In an insurance coverage action for breach of contract the Superior Court of the state of Delaware found that two exclusions commonly used by carriers to get out of covering regulatory investigations don't apply when the government is investigating the insured under the False Claims Act. The case is Guaranteed Rate v. Ace Am. Ins. Co., 2022 Del. Super. LEXIS 367 (Super. Ct. Aug. 24, 2022).
Guaranteed Rate, Inc. (GRI), an underwriter and issuer of federally-insured mortgage loans, sought $18 million from insurer ACE in connection with the settlement of a government investigation. The U.S. Department of Justice and the U.S. Attorney's Office for the Northern District of New York investigated alleged violations of the False Claims Act, and on June 27, 2019, GRI received a Civil Investigation Demand (CID). The parties filed cross-motions for summary judgment. GRI subsequently filed a motion for judicial notice of two False Claims Act cases, which GRI believes to have similarities relevant to their arguments against ACE.
GRI is seeking indemnification for approximately $15,060,000 in settlement costs with the U.S. Department of Justice, arising from the company's defects in underwriting individual loans. The company asserts that the settlement represented "damages the Government allegedly incurred for insurance payments it made to third parties, plus a multiplier under the False Claims Act." The policy's Professional Services Exclusion provides that the Insurer shall not be liable for Loss on account of any Claim: alleging, based upon, arising out of, or attributable to any insureds rendering or failure to render professional services. According to the language of the Settlement Agreement, the settlement must be a "loss," not taxes, fines, penalties, or disgorgement. ACE denied coverage arguing that the civil investigative demand did not qualify as a "claim."

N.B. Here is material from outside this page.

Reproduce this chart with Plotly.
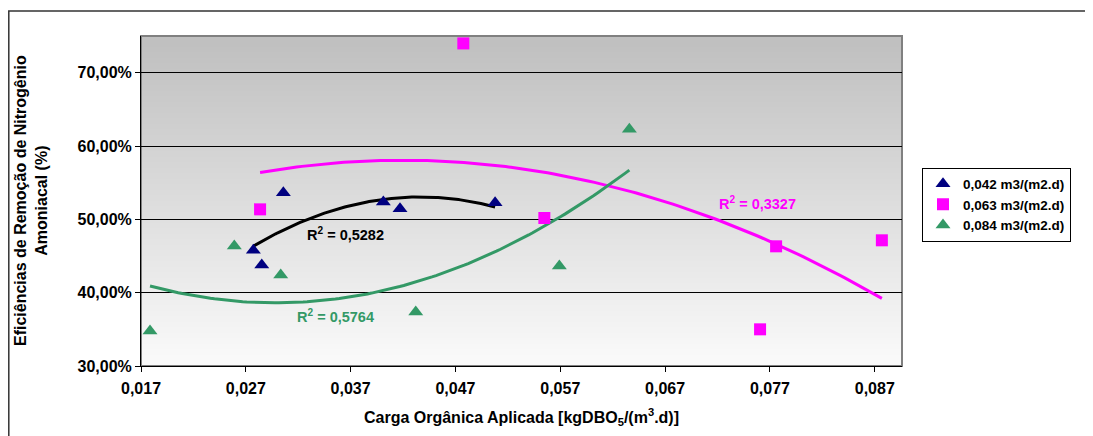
import numpy as np
import plotly.graph_objects as go

# ---- data ----
x_042 = [0.02772, 0.02852, 0.03058, 0.04012, 0.04171, 0.05078]
y_042 = [0.4577, 0.4377, 0.5364, 0.5236, 0.5146, 0.5227]

x_063 = [0.02836, 0.04775, 0.05548, 0.07606, 0.07759, 0.08768]
y_063 = [0.5136, 0.7399, 0.5018, 0.3500, 0.4632, 0.4714]

x_084 = [0.01786, 0.02590, 0.03033, 0.04321, 0.05691, 0.06359]
y_084 = [0.3477, 0.4636, 0.4240, 0.3736, 0.4363, 0.6228]

series_names = ["0,042 m3/(m2.d)", "0,063 m3/(m2.d)", "0,084 m3/(m2.d)"]
r2_labels = ["R<sup>2</sup> = 0,5282", "R<sup>2</sup> = 0,3327", "R<sup>2</sup> = 0,5764"]
r2_pos = [(0.03647, 0.4795), (0.07578, 0.5218), (0.03551, 0.3677)]

x_ticks = [0.017, 0.027, 0.037, 0.047, 0.057, 0.067, 0.077, 0.087]
x_ticktext = ["0,017", "0,027", "0,037", "0,047", "0,057", "0,067", "0,077", "0,087"]
y_ticks = [0.30, 0.40, 0.50, 0.60, 0.70]
y_ticktext = ["30,00%", "40,00%", "50,00%", "60,00%", "70,00%"]

marker_colors = ["#000080", "#FF00FF", "#339966"]
trend_colors = ["#000000", "#FF00FF", "#339966"]
symbols = ["triangle-up", "square", "triangle-up"]
sizes = [13, 12, 13]

FONT = "Liberation Sans, Arial, sans-serif"

# page body has an 8px margin; the figure is sized/offset to compensate
OFF = 8
W, H = 1093 - OFF, 436 - OFF
PL, PR, PT, PB = 141, 902, 36, 366   # plot area in window pixels
PW, PH = PR - PL, PB - PT

fig = go.Figure()

datasets = [(x_042, y_042), (x_063, y_063), (x_084, y_084)]

# polynomial (order 2) trendlines, as in the original spreadsheet
for (xs, ys), col in zip(datasets, trend_colors):
    c = np.polyfit(xs, ys, 2)
    xx = np.linspace(min(xs), max(xs), 120)
    fig.add_trace(go.Scatter(x=xx, y=np.polyval(c, xx), mode="lines",
                             line=dict(color=col, width=3), showlegend=False,
                             hoverinfo="skip"))

for (xs, ys), name, col, sym, sz in zip(datasets, series_names, marker_colors, symbols, sizes):
    fig.add_trace(go.Scatter(x=xs, y=ys, mode="markers", name=name,
                             marker=dict(color=col, symbol=sym, size=sz, line=dict(width=0))))

for txt, (ax, ay), col in zip(r2_labels, r2_pos, trend_colors):
    fig.add_annotation(x=ax, y=ay, xref="x", yref="y", text=txt, showarrow=False,
                       font=dict(family=FONT, size=14.5, color=col, weight="bold"))

# gradient plot background
n = 60
top = np.array([192, 192, 192])
bot = np.array([250, 250, 250])
shapes = []
for i in range(n):
    t = i / (n - 1)
    c = (bot + (top - bot) * t).astype(int)
    shapes.append(dict(type="rect", xref="x domain", yref="y domain",
                       x0=0, x1=1, y0=i / n, y1=(i + 1) / n + 0.002,
                       fillcolor=f"rgb({c[0]},{c[1]},{c[2]})", line=dict(width=0),
                       layer="below"))
shapes.append(dict(type="rect", xref="x domain", yref="y domain", x0=0, x1=1, y0=0, y1=1,
                   line=dict(color="#808080", width=2), fillcolor="rgba(0,0,0,0)",
                   layer="below"))
# outer chart frame
shapes.append(dict(type="rect", xref="paper", yref="paper",
                   x0=(OFF + 0.8 - PL) / PW, x1=1.5, y0=-0.5, y1=(PB - 11) / PH,
                   line=dict(color="#333333", width=1.5), fillcolor="rgba(0,0,0,0)",
                   layer="above"))

fig.update_layout(
    width=W, height=H,
    margin=dict(l=PL - OFF, r=W - (PR - OFF), t=PT - OFF, b=H - (PB - OFF)),
    paper_bgcolor="white", plot_bgcolor="white",
    font=dict(family=FONT, size=14, color="black"),
    shapes=shapes,
    showlegend=True,
    legend=dict(x=(922 - PL) / PW, y=(PB - 204.5) / PH, xanchor="left", yanchor="middle",
                bordercolor="black", borderwidth=1, bgcolor="white",
                font=dict(family=FONT, size=13.5, color="black", weight="bold"),
                itemwidth=30, tracegroupgap=0),
    xaxis=dict(range=[0.017, 0.0896], tickvals=x_ticks, ticktext=x_ticktext,
               showgrid=False, zeroline=False, showline=True, linecolor="black",
               linewidth=1, ticks="outside", ticklen=5, tickcolor="black",
               ticklabelstandoff=3,
               tickfont=dict(family=FONT, size=16, color="black", weight="bold"),
               title=dict(text="Carga Orgânica Aplicada [kgDBO<sub>5</sub>/(m<sup>3</sup>.d)]",
                          font=dict(family=FONT, size=16, color="black", weight="bold"),
                          standoff=15)),
    yaxis=dict(range=[0.30, 0.75], tickvals=y_ticks, ticktext=y_ticktext,
               showgrid=True, gridcolor="black", gridwidth=1, zeroline=False,
               showline=True, linecolor="black", linewidth=1,
               ticks="outside", ticklen=5, tickcolor="black",
               tickfont=dict(family=FONT, size=16, color="black", weight="bold")),
)

fig.add_annotation(x=(31 - PL) / PW, y=0.5, xref="paper", yref="paper",
                   text="Eficiências de Remoção de Nitrogênio<br>Amoniacal (%)",
                   textangle=-90, showarrow=False, xanchor="center", yanchor="middle",
                   font=dict(family=FONT, size=16, color="black", weight="bold"))

fig.write_html("out.html")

ACE argued that whether it has a duty to indemnify GRI for the settlement depended on acts revealed in the DOJ investigation, not the acts alleged in the CID. The insurer also asserts that the investigative facts show that the settlement was derived directly from defects in GRI's underwriting of the individual loans issued to borrowers, and thus arises out of GRI's professional services within the scope of the Exclusion. ACE further argues that the settlement is a loss arising out of professional services classified as "underwriting errors," and reasons that the "actual facts" show that the damages were calculated on the basis of underwriting errors in individual loan files, rather than on the basis of quality control deficiencies.
The Delaware court found that "underwriting errors" versus "quality control deficiencies" was a distinction without a difference. The court further confirmed that the Professional Services Exclusion did not bar coverage.
On the EPL claim, ACE argued that GRI lacked knowledge of the retaliation claim until after the settlement agreement, and that the disclosure of the claim had no impact on the settlement amount. GRI argues that it suspected the claim despite the complaint remaining under seal. The court found that there was no evidence that the retaliation claim increased the settlement amount, and the entire settlement was covered and no exclusions or affirmative defenses applied.
Barnes and Thornburg, partner Lilit Asadourian, counsel for the plaintiffs, provided the following quote on the industry relevance of the case.
"Overall, this is an important decision for D&O coverage because the court found that 2 exclusions that carriers regularly use to get out of coverage for regulatory investigations don't apply when the government is investigating the insured under the False Claims Act. In addition, the court previously held that a Civil Investigative Demand is a "Claim" under the D&O policy."